Is He Dead? may be less of a gamble. On the other hand, it is a Victorian gender-bending farce (Twain’s artist, Jean-François Millet, disguises himself as his imaginary sister for most of the play) by a brilliant author who was also a notoriously bad playwright. It was only discovered, among Twain’s papers, in 2002—a brand-new, century-old play.
“I did not want to contemporize it,” says David Ives, who adapted the 1898 script. “What I did want to do was make it move a little more swiftly. Ambling is not the best thing for an audience in 2007.” The result is no drawing-room comedy; it’s Huck Finn meets Molière meets Hairspray, and it demands a quick wit. “I think farce is like doing a musical,” says director Michael Blakemore. “You can either sing the notes and dance the steps or you can’t.”
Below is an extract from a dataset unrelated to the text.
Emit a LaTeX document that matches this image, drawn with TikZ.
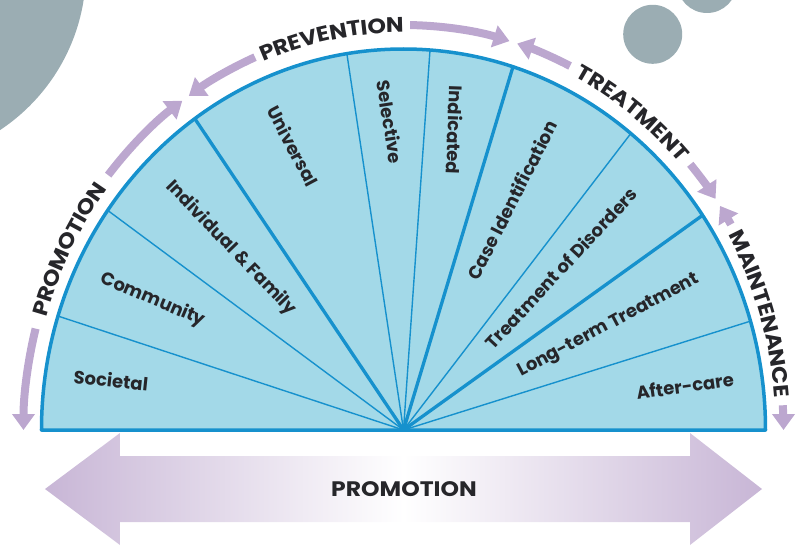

Butz is just the man for the part. Even with Ives’s updates, there are only so many Limburger-cheese jokes, hoary foreign stereotypes, and spontaneous bursts of jigging that a contemporary audience can take in an evening. And yet, every time Butz is onstage, doing one of his genius set pieces in drag, the years—and the cheese—melt away. Suddenly, you’re watching The Drowsy Chaperone without the in-jokes.
Butz says the best thing Blakemore told him in rehearsals was that “the characters in a farce have to think shallow and fast. And I think those are the two words to really describe me. That’s exactly how I think. The thoughts aren’t deep, but they come in rapid succession.”